─── DATASET EXTRACT ───
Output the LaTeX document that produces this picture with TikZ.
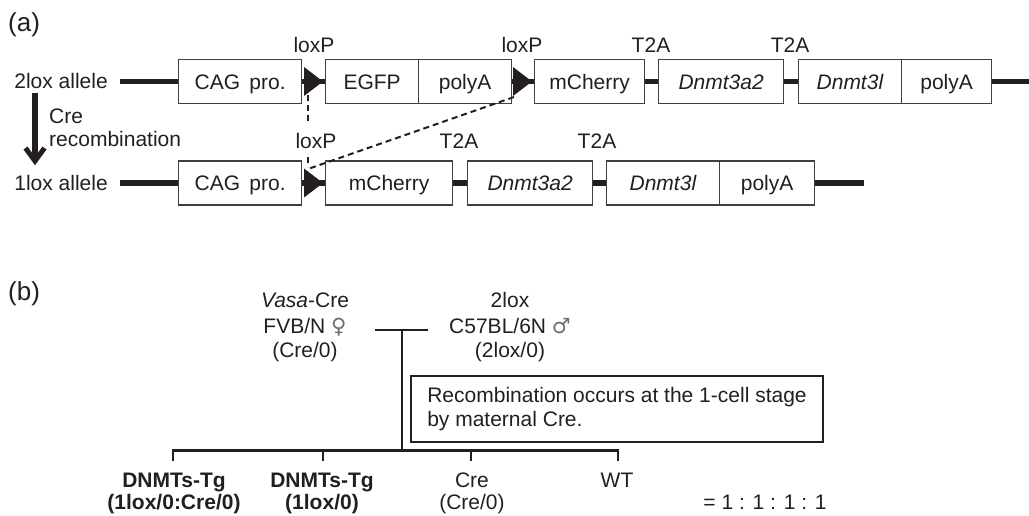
\documentclass[tikz,border=0pt]{standalone}
\usepackage{fontspec}
\setmainfont{Liberation Sans}
\newfontfamily\symfont{DejaVu Sans}
\usetikzlibrary{arrows.meta}
\definecolor{ink}{HTML}{231F20}
\definecolor{boxline}{HTML}{404040}
\begin{document}
\begin{tikzpicture}[x=1pt,y=-1pt,
  every node/.style={inner sep=0pt, text=ink, font=\fontsize{21}{25}\selectfont},
  gene/.style={draw=boxline, line width=1.3pt, fill=white, minimum height=44pt, anchor=west, text height=19pt, text depth=3pt},
  backbone/.style={draw=ink, line width=5.8pt},
  loxsite/.style={fill=ink},
  cutline/.style={draw=ink, line width=2pt, dash pattern=on 6pt off 4pt},
  site/.style={anchor=base},
  boldlbl/.style={anchor=base, font=\fontsize{21}{25}\selectfont\bfseries},
  pedline/.style={draw=ink, line width=2.6pt},
  panel/.style={anchor=base west, font=\fontsize{26}{30}\selectfont}]
\useasboundingbox (0,0) rectangle (1029,516);

% ---------- (a) ----------
\node[panel] (pa) at (8,32) {(a)};

% row 1: 2lox allele
\node[anchor=base east] (allele2) at (108,89) {2lox allele};
\coordinate (b1s) at (120,81.5);
\coordinate (b1e) at (1029,81.5);
\draw[backbone] (b1s) -- (b1e);
\node[gene, minimum width=123pt] (cag1) at (178,81.5) {CAG\hspace{3.5pt} pro.};
\node[gene, minimum width=93pt] (egfp) at (325,81.5) {EGFP};
\node[gene, minimum width=93pt] (pa1) at (418,81.5) {polyA};
\node[gene, minimum width=110pt] (mch1) at (534,81.5) {mCherry};
\node[gene, minimum width=125pt] (dna1) at (658,81.5) {\textit{Dnmt3a2}};
\node[gene, minimum width=103pt] (dnl1) at (798,81.5) {\textit{Dnmt3l}};
\node[gene, minimum width=90pt] (pb1) at (901,81.5) {polyA};
\fill[loxsite] (304,67) -- (323,81.5) -- (304,96) -- cycle;
\fill[loxsite] (513,67) -- (532,81.5) -- (513,96) -- cycle;
\node[site] (lx1) at (314,52.5) {loxP};
\node[site] (lx2) at (522,52.5) {loxP};
\node[site] (t2a1) at (651,52.5) {T2A};
\node[site] (t2a2) at (790,52.5) {T2A};

% recombination arrow
\coordinate (arS) at (35,93);
\coordinate (arE) at (35,161);
\coordinate (arL) at (25.5,148);
\coordinate (arR) at (44.5,148);
\draw[draw=ink, line width=5.5pt] (arS) -- (arE);
\draw[draw=ink, line width=5pt, line join=miter, miter limit=10] (arL) -- (arE) -- (arR);
\node[anchor=base west] (cre) at (49,124) {Cre};
\node[anchor=base west] (recomb) at (49,147) {recombination};

% row 2: 1lox allele
\node[anchor=base east] (allele1) at (108,190.5) {1lox allele};
\coordinate (b2s) at (120,183);
\coordinate (b2e) at (864,183);
\draw[backbone] (b2s) -- (b2e);
\node[gene, minimum width=123pt] (cag2) at (178,183) {CAG\hspace{3.5pt} pro.};
\node[gene, minimum width=127pt] (mch2) at (325,183) {mCherry};
\node[gene, minimum width=125pt] (dna2) at (467,183) {\textit{Dnmt3a2}};
\node[gene, minimum width=113pt] (dnl2) at (606,183) {\textit{Dnmt3l}};
\node[gene, minimum width=95pt] (pa2) at (719,183) {polyA};
\fill[loxsite] (304,168.5) -- (323,183) -- (304,197.5) -- cycle;
\node[site] (lx3) at (316,149) {loxP};
\node[site] (t2a3) at (459,149) {T2A};
\node[site] (t2a4) at (597,149) {T2A};

% dashed recombination guides
\coordinate (d1a) at (308,95);
\coordinate (d1b) at (308,121);
\coordinate (d2a) at (308,157);
\coordinate (d2b) at (308,167);
\coordinate (d3a) at (514,97);
\coordinate (d3b) at (308,169);
\draw[cutline] (d1a) -- (d1b);
\draw[cutline] (d2a) -- (d2b);
\draw[cutline] (d3a) -- (d3b);

% ---------- (b) ----------
\node[panel] (pb) at (8,300) {(b)};
\node[site] (m1) at (305,307) {\textit{Vasa}-Cre};
\node[site] (m2) at (305,333) {FVB/N {\symfont\color{ink!65}♀}};
\node[site] (m3) at (305,357) {(Cre/0)};
\node[site] (f1) at (510,307) {2lox};
\node[site] (f2) at (510,333) {C57BL/6N {\symfont\color{ink!65}♂}};
\node[site] (f3) at (510,357) {(2lox/0)};

\coordinate (mateL) at (375,330);
\coordinate (mateR) at (428,330);
\coordinate (mateC) at (402,330);
\coordinate (sibC) at (402,450.5);
\coordinate (sibL) at (173,450.5);
\coordinate (sibR) at (618,450.5);
\coordinate (k1) at (173,461);
\coordinate (k2) at (323,461);
\coordinate (k3) at (471,461);
\coordinate (k4) at (618,461);
\coordinate (j2) at (323,450.5);
\coordinate (j3) at (471,450.5);
\draw[pedline] (mateL) -- (mateR);
\draw[pedline] (mateC) -- (sibC);
\draw[pedline, line join=miter] (k1) -- (sibL) -- (sibR) -- (k4);
\draw[pedline] (j2) -- (k2);
\draw[pedline] (j3) -- (k3);

\node[draw=ink, line width=2pt, minimum width=412pt, minimum height=66pt, align=left, anchor=north west, font=\fontsize{21}{24}\selectfont] (note) at (410,375) {Recombination occurs at the 1-cell stage\\by maternal Cre.};

\node[boldlbl] (o1a) at (174,487) {DNMTs-Tg};
\node[boldlbl] (o1b) at (174,509) {(1lox/0:Cre/0)};
\node[boldlbl] (o2a) at (322,487) {DNMTs-Tg};
\node[boldlbl] (o2b) at (322,509) {(1lox/0)};
\node[site] (o3a) at (472,487) {Cre};
\node[site] (o3b) at (472,509) {(Cre/0)};
\node[site] (o4a) at (617,487) {WT};
\node[site] (ratio) at (765,509) {= 1 : 1 : 1 : 1};
\end{tikzpicture}
\end{document}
───
▶ **WHAT IS EXPECTED**: Print out the lines exactly, skipping any picture.

▶ **EXERCISE RESPONSE**:
Output the LaTeX document that produces this picture with TikZ.
\documentclass[tikz,border=0pt]{standalone}
\usepackage{fontspec}
\setmainfont{Liberation Sans}
\newfontfamily\symfont{DejaVu Sans}
\usetikzlibrary{arrows.meta}
\definecolor{ink}{HTML}{231F20}
\definecolor{boxline}{HTML}{404040}
\begin{document}
\begin{tikzpicture}[x=1pt,y=-1pt,
  every node/.style={inner sep=0pt, text=ink, font=\fontsize{21}{25}\selectfont},
  gene/.style={draw=boxline, line width=1.3pt, fill=white, minimum height=44pt, anchor=west, text height=19pt, text depth=3pt},
  backbone/.style={draw=ink, line width=5.8pt},
  loxsite/.style={fill=ink},
  cutline/.style={draw=ink, line width=2pt, dash pattern=on 6pt off 4pt},
  site/.style={anchor=base},
  boldlbl/.style={anchor=base, font=\fontsize{21}{25}\selectfont\bfseries},
  pedline/.style={draw=ink, line width=2.6pt},
  panel/.style={anchor=base west, font=\fontsize{26}{30}\selectfont}]
\useasboundingbox (0,0) rectangle (1029,516);

% ---------- (a) ----------
\node[panel] (pa) at (8,32) {(a)};

% row 1: 2lox allele
\node[anchor=base east] (allele2) at (108,89) {2lox allele};
\coordinate (b1s) at (120,81.5);
\coordinate (b1e) at (1029,81.5);
\draw[backbone] (b1s) -- (b1e);
\node[gene, minimum width=123pt] (cag1) at (178,81.5) {CAG\hspace{3.5pt} pro.};
\node[gene, minimum width=93pt] (egfp) at (325,81.5) {EGFP};
\node[gene, minimum width=93pt] (pa1) at (418,81.5) {polyA};
\node[gene, minimum width=110pt] (mch1) at (534,81.5) {mCherry};
\node[gene, minimum width=125pt] (dna1) at (658,81.5) {\textit{Dnmt3a2}};
\node[gene, minimum width=103pt] (dnl1) at (798,81.5) {\textit{Dnmt3l}};
\node[gene, minimum width=90pt] (pb1) at (901,81.5) {polyA};
\fill[loxsite] (304,67) -- (323,81.5) -- (304,96) -- cycle;
\fill[loxsite] (513,67) -- (532,81.5) -- (513,96) -- cycle;
\node[site] (lx1) at (314,52.5) {loxP};
\node[site] (lx2) at (522,52.5) {loxP};
\node[site] (t2a1) at (651,52.5) {T2A};
\node[site] (t2a2) at (790,52.5) {T2A};

% recombination arrow
\coordinate (arS) at (35,93);
\coordinate (arE) at (35,161);
\coordinate (arL) at (25.5,148);
\coordinate (arR) at (44.5,148);
\draw[draw=ink, line width=5.5pt] (arS) -- (arE);
\draw[draw=ink, line width=5pt, line join=miter, miter limit=10] (arL) -- (arE) -- (arR);
\node[anchor=base west] (cre) at (49,124) {Cre};
\node[anchor=base west] (recomb) at (49,147) {recombination};

% row 2: 1lox allele
\node[anchor=base east] (allele1) at (108,190.5) {1lox allele};
\coordinate (b2s) at (120,183);
\coordinate (b2e) at (864,183);
\draw[backbone] (b2s) -- (b2e);
\node[gene, minimum width=123pt] (cag2) at (178,183) {CAG\hspace{3.5pt} pro.};
\node[gene, minimum width=127pt] (mch2) at (325,183) {mCherry};
\node[gene, minimum width=125pt] (dna2) at (467,183) {\textit{Dnmt3a2}};
\node[gene, minimum width=113pt] (dnl2) at (606,183) {\textit{Dnmt3l}};
\node[gene, minimum width=95pt] (pa2) at (719,183) {polyA};
\fill[loxsite] (304,168.5) -- (323,183) -- (304,197.5) -- cycle;
\node[site] (lx3) at (316,149) {loxP};
\node[site] (t2a3) at (459,149) {T2A};
\node[site] (t2a4) at (597,149) {T2A};

% dashed recombination guides
\coordinate (d1a) at (308,95);
\coordinate (d1b) at (308,121);
\coordinate (d2a) at (308,157);
\coordinate (d2b) at (308,167);
\coordinate (d3a) at (514,97);
\coordinate (d3b) at (308,169);
\draw[cutline] (d1a) -- (d1b);
\draw[cutline] (d2a) -- (d2b);
\draw[cutline] (d3a) -- (d3b);

% ---------- (b) ----------
\node[panel] (pb) at (8,300) {(b)};
\node[site] (m1) at (305,307) {\textit{Vasa}-Cre};
\node[site] (m2) at (305,333) {FVB/N {\symfont\color{ink!65}♀}};
\node[site] (m3) at (305,357) {(Cre/0)};
\node[site] (f1) at (510,307) {2lox};
\node[site] (f2) at (510,333) {C57BL/6N {\symfont\color{ink!65}♂}};
\node[site] (f3) at (510,357) {(2lox/0)};

\coordinate (mateL) at (375,330);
\coordinate (mateR) at (428,330);
\coordinate (mateC) at (402,330);
\coordinate (sibC) at (402,450.5);
\coordinate (sibL) at (173,450.5);
\coordinate (sibR) at (618,450.5);
\coordinate (k1) at (173,461);
\coordinate (k2) at (323,461);
\coordinate (k3) at (471,461);
\coordinate (k4) at (618,461);
\coordinate (j2) at (323,450.5);
\coordinate (j3) at (471,450.5);
\draw[pedline] (mateL) -- (mateR);
\draw[pedline] (mateC) -- (sibC);
\draw[pedline, line join=miter] (k1) -- (sibL) -- (sibR) -- (k4);
\draw[pedline] (j2) -- (k2);
\draw[pedline] (j3) -- (k3);

\node[draw=ink, line width=2pt, minimum width=412pt, minimum height=66pt, align=left, anchor=north west, font=\fontsize{21}{24}\selectfont] (note) at (410,375) {Recombination occurs at the 1-cell stage\\by maternal Cre.};

\node[boldlbl] (o1a) at (174,487) {DNMTs-Tg};
\node[boldlbl] (o1b) at (174,509) {(1lox/0:Cre/0)};
\node[boldlbl] (o2a) at (322,487) {DNMTs-Tg};
\node[boldlbl] (o2b) at (322,509) {(1lox/0)};
\node[site] (o3a) at (472,487) {Cre};
\node[site] (o3b) at (472,509) {(Cre/0)};
\node[site] (o4a) at (617,487) {WT};
\node[site] (ratio) at (765,509) {= 1 : 1 : 1 : 1};
\end{tikzpicture}
\end{document}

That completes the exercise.